A few years ago my friend group discovered the dice game Quixx. If you haven’t played it, I highly recommend it. Essentially, you roll a collection of differently-coloured dice and then try to mark off numbers on a score sheet based on the totals.
That’s definitely an oversimplification of the rules; however, the big takeaway for the purposes of this post is that you need to use a new score sheet for every person every time you play. That means that if you play the game with a group of friends at the bar once or twice a week, you’re going to blow through the included pad of score sheets pretty quickly.
After a trip to a board game bar over the holidays, my friend Randel had a fantastic idea for cutting down on all the waste and ensuring that we always had cards to play with: laminating them.
It’s a super-simple solution, but one we all simply hadn’t considered up to that point.

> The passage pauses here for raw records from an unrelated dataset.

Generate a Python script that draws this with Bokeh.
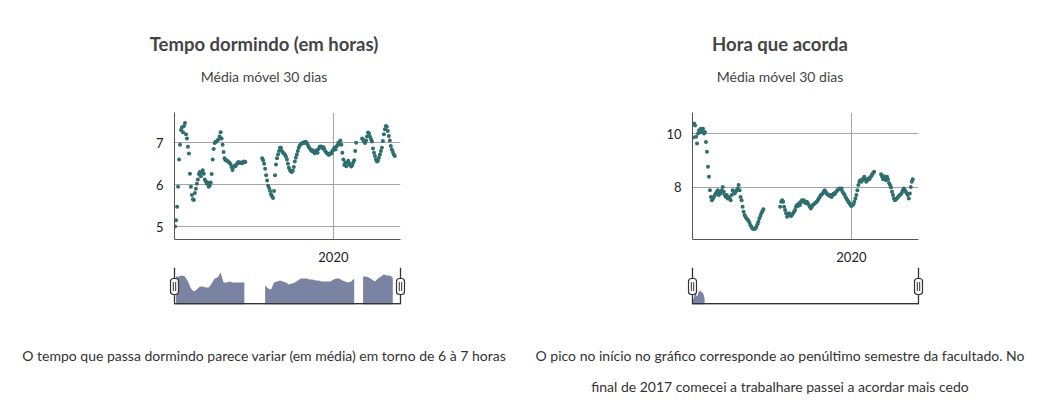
import math
import pandas as pd
from bokeh.plotting import figure
from bokeh.layouts import column, row
from bokeh.models import Div, FixedTicker, DatetimeTickFormatter, Range1d, ColumnDataSource
from bokeh.embed import file_html
from bokeh.resources import INLINE

NaN = float("nan")

# ---------------- data ----------------
domain_start = "2017-10-20"
domain_end = "2020-12-05"
year_tick = "2020-01-01"

titles = ["Tempo dormindo (em horas)", "Hora que acorda"]
subtitle = "Média móvel 30 dias"
captions = [
    "O tempo que passa dormindo parece variar (em média) em torno de 6 à 7 horas",
    "O pico no início no gráfico corresponde ao penúltimo semestre da facultado. No<br>final de 2017 comecei a trabalhare passei a acordar mais cedo",
]

# 30-day moving average of hours slept, one reading every 5 days
sleep_start = "2017-10-23"
sleep_ma = [
    5.0, 5.15, 5.47, 5.95, 6.6, 6.95, 7.3, 7.37, 7.25, 7.4, 7.47, 7.2, 7.1, 6.9, 6.74, 6.26,
    5.95, 5.75, 5.65, 5.63, 5.8, 5.9, 6.02, 6.12, 6.25, 6.3, 6.2, 6.28, 6.34, 6.26, 6.12, 6.08,
    6.02, 6.05, 5.95, 5.98, 6.05, 6.25, 6.6, 6.85, 6.99, 7.02, 7.03, 7.06, 7.08, 7.15, 7.25, 7.1,
    6.95, 6.78, 6.63, 6.58, 6.58, 6.56, 6.54, 6.52, 6.49, 6.42, 6.35, 6.42, 6.45, 6.44, 6.48, 6.51,
    6.54, 6.52, 6.52, 6.53, 6.51, 6.54, 6.55, 6.54,
    NaN, NaN, NaN, NaN, NaN, NaN, NaN, NaN, NaN, NaN, NaN, NaN, NaN, NaN, NaN, NaN,
    6.63, 6.58, 6.5, 6.38, 6.22, 6.1, 5.97, 5.92, 5.85, 5.77, 5.72, 5.68, 5.85, 6.22, 6.48, 6.63,
    6.72, 6.8, 6.88, 6.88, 6.8, 6.76, 6.74, 6.71, 6.67, 6.6, 6.5, 6.4, 6.35, 6.31, 6.3, 6.33,
    6.42, 6.55, 6.64, 6.72, 6.8, 6.88, 6.93, 6.96, 6.98, 6.99, 7.01, 6.99, 7.02, 7.0, 6.95, 6.9,
    6.87, 6.83, 6.8, 6.82, 6.79, 6.75, 6.77, 6.82, 6.76, 6.85, 6.9, 6.91, 6.9, 6.87, 6.89, 6.83,
    6.79, 6.76, 6.74, 6.71, 6.72, 6.75, 6.74, 6.8, 6.83, 6.88, 6.84, 6.9, 6.94, 7.0, 6.96, 7.05,
    6.95, 6.76, 6.6, 6.47, 6.53, 6.44, 6.52, 6.57, 6.51, 6.46, 6.43, 6.46, 6.53, 6.58, 6.8, 7.0,
    NaN, NaN, NaN, NaN, NaN,
    7.1, 7.07, 7.03, 6.99, 7.05, 7.15, 7.24, 7.22, 7.14, 7.08, 7.03, 6.86, 6.76, 6.68, 6.6, 6.55,
    6.57, 6.64, 6.72, 6.8, 6.88, 7.04, 7.2, 7.32, 7.4, 7.38, 7.28, 7.16, 7.05, 6.92, 6.84, 6.78,
    6.72, 6.68,
]

# 30-day moving average of wake-up hour, one reading every 5 days
wake_start = "2017-10-23"
wake_ma = [
    9.85, 10.37, 10.3, 9.88, 9.63, 10.0, 10.12, 10.06, 10.18, 10.06, 10.18, 10.0, 10.06, 9.69, 9.32, 8.77,
    8.4, 7.9, 7.65, 7.53, 7.59, 7.65, 7.72, 7.78, 7.84, 7.9, 7.72, 7.84, 7.78, 7.9, 8.02, 7.84,
    7.72, 7.65, 7.72, 7.59, 7.65, 7.59, 7.53, 7.72, 7.9, 7.84, 7.78, 7.84, 7.9, 7.96, 8.09, 7.9,
    7.65, 7.53, 7.28, 7.1, 6.98, 6.91, 6.85, 6.81, 6.77, 6.69, 6.6, 6.54, 6.48, 6.46, 6.46, 6.48,
    6.54, 6.64, 6.73, 6.85, 6.94, 7.04, 7.12, 7.19,
    NaN, NaN, NaN, NaN, NaN, NaN, NaN, NaN, NaN, NaN, NaN, NaN, NaN, NaN, NaN, NaN,
    7.28, 7.47, 7.53, 7.47, 7.28, 7.16, 7.04, 6.91, 6.98, 7.04, 6.98, 6.94, 6.98, 7.04, 7.1, 7.16,
    7.28, 7.35, 7.31, 7.41, 7.35, 7.47, 7.53, 7.47, 7.53, 7.47, 7.41, 7.47, 7.41, 7.35, 7.28, 7.22,
    7.28, 7.35, 7.38, 7.41, 7.44, 7.47, 7.53, 7.59, 7.65, 7.72, 7.74, 7.78, 7.84, 7.9, 7.84, 7.78,
    7.74, 7.72, 7.68, 7.72, 7.65, 7.72, 7.78, 7.75, 7.81, 7.86, 7.9, 7.93, 7.96, 7.93, 7.96, 7.84,
    7.78, 7.74, 7.65, 7.59, 7.53, 7.47, 7.41, 7.35, 7.31, 7.35, 7.38, 7.47, 7.59, 7.72, 7.9, 8.09,
    8.21, 8.27, 8.21, 8.27, 8.33, 8.4, 8.3, 8.21, 8.27, 8.33, 8.3, 8.37, 8.42, 8.49, 8.54, 8.58,
    NaN, NaN, NaN, NaN, NaN, NaN,
    8.49, 8.4, 8.3, 8.42, 8.33, 8.27, 8.4, 8.3, 8.17, 8.09, 8.0, 7.84, 7.72, 7.59, 7.53, 7.56,
    7.59, 7.65, 7.68, 7.72, 7.75, 7.8, 7.9, 7.96, 7.9, 7.84, 7.78, 7.72, 7.59, 7.78, 8.02, 8.21,
    8.3,
]

# overview (navigator) series, one reading every 15 days
sleep_nav_start = "2017-10-28"
sleep_nav = [
    7.15, 7.15, 7.26, 7.15, 6.59, 5.8, 5.46, 5.69, 6.03, 6.03, 5.91, 5.91, 6.36, 6.93, 7.04, 7.6,
    6.48, 6.48, 6.59, 6.48, 6.48, 6.48, 6.48, 6.48,
    NaN, NaN, NaN, NaN, NaN, NaN,
    6.14, 5.8, 5.69, 6.48, 6.59, 6.7, 6.59, 6.48, 6.25, 6.36, 6.48, 6.7, 6.93, 6.93, 6.93, 6.81,
    6.81, 6.7, 6.7, 6.59, 6.59, 6.59, 6.59, 6.81, 6.93, 6.93, 6.7, 6.59, 6.48, 6.59, 6.93,
    NaN, NaN,
    7.15, 7.15, 7.04, 6.81, 6.59, 6.93, 7.15, 7.38, 7.26, 7.26, 7.04,
]
# overview of wake-up hour, one reading every 5 days (only the start is drawn)
wake_nav_start = "2017-10-21"
wake_nav = [9.5, 9.2, 9.55, 9.6, 9.4, 9.45, 9.65, 9.65, 9.7, 9.6, 9.6, 9.5, 9.3]

sleep_yrange = (4.69, 7.72)
wake_yrange = (6.07, 10.78)
sleep_yticks = [5, 6, 7]
wake_yticks = [8, 10]
sleep_nav_yrange = (4.0, 8.16)
wake_nav_yrange = (9.0, 10.85)

# ---------------- styling ----------------
DOT = "#2e6e6e"
AREA = "#7b83a2"
GRID = "#a4a4a4"
AXIS = "#555555"
DARK = "#333333"
FONT = "Lato"
FRAME_W = 226
FRAME_H = 127
NAV_H = 37
NAV_PAD = 6


def ms(s):
    return pd.Timestamp(s).value / 1e6


def runs(xs, ys):
    out, cx, cy = [], [], []
    for x, y in zip(xs, ys):
        if y is None or (isinstance(y, float) and math.isnan(y)):
            if cx:
                out.append((cx, cy))
            cx, cy = [], []
        else:
            cx.append(x)
            cy.append(y)
    if cx:
        out.append((cx, cy))
    return out


def panel(title, caption, start, vals, nav_start, nav_vals, nav_step, yrange, yticks, nav_yrange,
          col_w, border_left):
    d0, d1 = ms(domain_start), ms(domain_end)
    px_ms = (d1 - d0) / FRAME_W
    border_right = col_w - border_left - FRAME_W

    head = Div(
        text=(f'<div style="width:{col_w}px;text-align:center;font-family:{FONT};color:#444;">'
              f'<div style="font-weight:bold;font-size:18.5px;line-height:22px;padding-top:25px">{title}</div>'
              f'<div style="font-size:14px;line-height:17px;margin-top:13px">{subtitle}</div></div>'),
        width=col_w, height=92, margin=0)

    dates = pd.date_range(start, periods=len(vals), freq="5D")
    src = ColumnDataSource(dict(date=dates, v=vals))
    p = figure(frame_width=FRAME_W, frame_height=FRAME_H, x_axis_type="datetime",
               x_range=Range1d(d0, d1), y_range=Range1d(*yrange),
               output_backend="svg", toolbar_location=None,
               min_border_left=border_left, min_border_right=border_right,
               min_border_top=12, min_border_bottom=23, margin=0)
    p.scatter("date", "v", source=src, size=4, color=DOT, line_color=None)
    p.xaxis.ticker = FixedTicker(ticks=[ms(year_tick)])
    p.xaxis.formatter = DatetimeTickFormatter(
        microseconds="%Y", milliseconds="%Y", seconds="%Y", minsec="%Y", minutes="%Y",
        hourmin="%Y", hours="%Y", days="%Y", months="%Y", years="%Y")
    p.yaxis.ticker = FixedTicker(ticks=yticks)
    p.grid.grid_line_color = GRID
    p.outline_line_color = None
    for ax in (p.xaxis, p.yaxis):
        ax.axis_line_color = AXIS
        ax.major_tick_line_color = None
        ax.minor_tick_line_color = None
        ax.major_label_text_font = FONT
        ax.major_label_text_font_size = "13px"
        ax.major_label_text_color = "#222222"
    p.yaxis.major_label_standoff = 5
    p.xaxis.major_label_standoff = 6

    # overview strip with brush handles (frame a little wider than the chart)
    pad = NAV_PAD * px_ms
    n = figure(frame_width=FRAME_W + 2 * NAV_PAD, frame_height=NAV_H, x_axis_type="datetime",
               x_range=Range1d(d0 - pad, d1 + pad), y_range=Range1d(*nav_yrange),
               output_backend="svg", toolbar_location=None,
               x_axis_location=None, y_axis_location=None,
               min_border_left=border_left - NAV_PAD, min_border_right=border_right - NAV_PAD,
               min_border_top=3, min_border_bottom=10, margin=0)
    n.grid.visible = False
    n.outline_line_color = None
    ndates = [ms(d) for d in pd.date_range(nav_start, periods=len(nav_vals), freq=nav_step)]
    for xs, ys in runs(ndates, nav_vals):
        n.varea(x=xs, y1=[nav_yrange[0]] * len(xs), y2=ys, fill_color=AREA)
    ymin, ymax = nav_yrange
    py = (ymax - ymin) / NAV_H
    n.segment(x0=[d0], y0=[ymin + 0.7 * py], x1=[d1], y1=[ymin + 0.7 * py], line_color=DARK, line_width=1.8)
    n.segment(x0=[d0, d1], y0=[ymin, ymin], x1=[d0, d1], y1=[ymax, ymax], line_color=DARK, line_width=1.3)
    mid = ymax - 19 * py
    n.rect(x=[d0, d1], y=[mid, mid], width=8, height=16, width_units="screen", height_units="screen",
           fill_color="white", line_color=DARK, line_width=1.2, border_radius=3)
    xs0 = [d0 - 1.2 * px_ms, d0 + 1.2 * px_ms, d1 - 1.2 * px_ms, d1 + 1.2 * px_ms]
    n.segment(x0=xs0, y0=[mid - 4.5 * py] * 4, x1=xs0, y1=[mid + 4.5 * py] * 4, line_color=DARK, line_width=1)
    nav_box = row(n, spacing=0, margin=0)

    cap = Div(
        text=(f'<div style="width:{col_w}px;text-align:center;font-family:{FONT};font-size:14px;'
              f'line-height:31px;color:#333;padding-top:26px">{caption}</div>'),
        width=col_w, height=89, margin=0)
    return column(head, p, nav_box, cap, spacing=0, margin=0)


left = panel(titles[0], captions[0], sleep_start, sleep_ma, sleep_nav_start, sleep_nav, "15D",
             sleep_yrange, sleep_yticks, sleep_nav_yrange, 512, 166)
right = panel(titles[1], captions[1], wake_start, wake_ma, wake_nav_start, wake_nav, "5D",
              wake_yrange, wake_yticks, wake_nav_yrange, 520, 172)
layout = row(left, right, spacing=0, margin=(8, 0, 0, 8))

open("out.html", "w").write(file_html(layout, INLINE))
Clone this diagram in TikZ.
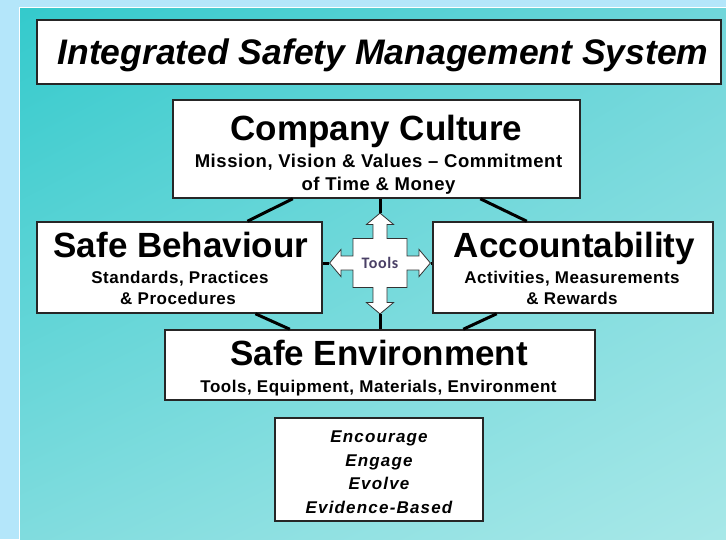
\documentclass[tikz,border=0pt]{standalone}
\usepackage{fontspec}
\setmainfont{Liberation Sans}
\newfontfamily\subfont[LetterSpace=3]{Liberation Sans}
\newfontfamily\boxfont[LetterSpace=7]{Liberation Sans}
\newfontfamily\toolfont[LetterSpace=4]{Carlito}
\usetikzlibrary{calc,shapes.arrows,shadings}

\definecolor{skyblue}{RGB}{180,230,250}
\definecolor{tealA}{RGB}{52,202,204}
\definecolor{tealB}{RGB}{112,214,218}
\definecolor{tealC}{RGB}{128,220,222}
\definecolor{tealD}{RGB}{168,232,232}
\definecolor{toolgray}{RGB}{74,64,102}

\tikzset{
	panel/.style={draw=black!85, line width=1.5pt, fill=white, inner sep=0pt},
	head/.style={anchor=base, font=\fontsize{35}{35}\selectfont\bfseries},
	sub/.style={anchor=base, font=\subfont\fontsize{17}{17}\selectfont\bfseries},
	link/.style={line width=3pt, black}
}

\begin{document}
\begin{tikzpicture}[x=1pt, y=-1pt]
		\useasboundingbox (0,0) rectangle (726,539);
		\fill[skyblue] (0,0) rectangle (726,539);
		\fill[white] (19,7) rectangle (726,539);
		\shade[upper left=tealA, upper right=tealB, lower left=tealC, lower right=tealD] (20,8) rectangle (726,539);
		
		% title
		\node[panel, minimum width=684pt, minimum height=64pt] (title) at (379,52) {};
		\node[anchor=base, font=\fontsize{35.5}{35.5}\selectfont\bfseries\itshape] (titleT) at (383,64) {Integrated Safety Management System};
		
		% the four boxes
		\node[panel, minimum width=407pt, minimum height=98pt] (culture) at (376.5,149) {};
		\node[panel, minimum width=285pt, minimum height=91pt] (behaviour) at (179.5,267.5) {};
		\node[panel, minimum width=280pt, minimum height=91pt] (account) at (573,267.5) {};
		\node[panel, minimum width=430pt, minimum height=70pt] (environment) at (380,365) {};
		\node[panel, minimum width=208pt, minimum height=103pt] (values) at (379,469.5) {};
		
		\node[head] (cultureT) at (376.5,140) {Company Culture};
		\node[sub, font=\subfont\fontsize{18.5}{18.5}\selectfont\bfseries] (cultureA) at (378.5,167) {Mission, Vision \& Values \textendash{} Commitment};
		\node[sub, font=\subfont\fontsize{18.5}{18.5}\selectfont\bfseries] (cultureB) at (378.5,190) {of Time \& Money};
		
		\node[head] (behaviourT) at (181,257) {Safe Behaviour};
		\node[sub] (behaviourA) at (180,283) {Standards, Practices};
		\node[sub] (behaviourB) at (178,304) {\& Procedures};
		
		\node[head] (accountT) at (574.5,257) {Accountability};
		\node[sub] (accountA) at (572,283) {Activities, Measurements};
		\node[sub] (accountB) at (572,304) {\& Rewards};
		
		\node[head] (environmentT) at (379,365) {Safe Environment};
		\node[sub] (environmentA) at (378.5,392) {Tools, Equipment, Materials, Environment};
		
		\foreach \word [count=\i] in {Encourage, Engage, Evolve, Evidence-Based}
			\node[anchor=base, font=\boxfont\bfseries\itshape\fontsize{17}{17}\selectfont] (values\i) at (379,419+23.5*\i) {\word};
		
		% hexagon round the cross
		\draw[link] ($(culture.south west)!0.295!(culture.south east)$) -- ($(behaviour.north west)!0.737!(behaviour.north east)$);
		\draw[link] ($(culture.south west)!0.754!(culture.south east)$) -- ($(account.north west)!0.336!(account.north east)$);
		\draw[link] ($(behaviour.south west)!0.765!(behaviour.south east)$) -- ($(environment.north west)!0.291!(environment.north east)$);
		\draw[link] ($(account.south west)!0.229!(account.south east)$) -- ($(environment.north west)!0.693!(environment.north east)$);
		
		% cross
		\node[draw=black!80, line width=0.8pt, fill=white, arrow box, inner sep=0pt,
			minimum width=54pt, minimum height=49pt,
			arrow box shaft width=14pt, arrow box head extend=6.5pt, arrow box tip angle=100,
			arrow box arrows={north:25pt, south:26pt, east:23pt, west:23pt},
			font=\toolfont\fontsize{16}{16}\selectfont\bfseries, text=toolgray] (tools) at (380,263) {Tools};
		\draw[link] (tools.north arrow tip) -- (culture.south -| tools.north arrow tip);
		\draw[link] (tools.south arrow tip) -- (environment.north -| tools.south arrow tip);
		\draw[link] (tools.west arrow tip) -- (behaviour.east |- tools.west arrow tip);
		\draw[link] (tools.east arrow tip) -- (account.west |- tools.east arrow tip);
	\end{tikzpicture}
\end{document}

She purchased these self-sealing pouches from Amazon. A pack of five pouches runs around $US4 ($6), which isn’t likely going to break the bank, but you might need more than one for games that you play with more than five people at a time, or bigger ones if you have larger scorecards.
You’ll also need to invest in some wipe-off markers.
That said, for games you play often with disposable paper scorecards it can be a pretty solid investment. We had been ordering replacement score sheets. They’re hard to find in stores, so each time we were getting our score sheets (which will eventually become trash) in the mail packaged in even more trash. Not great.
Depending on the size of your score sheet you also might not need the pouches at all. We’ve written before about using packing tape to laminate things, which could potentially work for smaller score sheets. If you have access to a laminator at work or at a local store, even better.
Long-term, the laminating will cut down on the amount of trash you’re creating, which is a win for the environment, and with laminated cards you’ll always have scorecards handy and don’t have to worry about reordering them when you start to run low, or worse, opening the box only to realise you forgot to and you don’t have enough scorecards on-hand to play.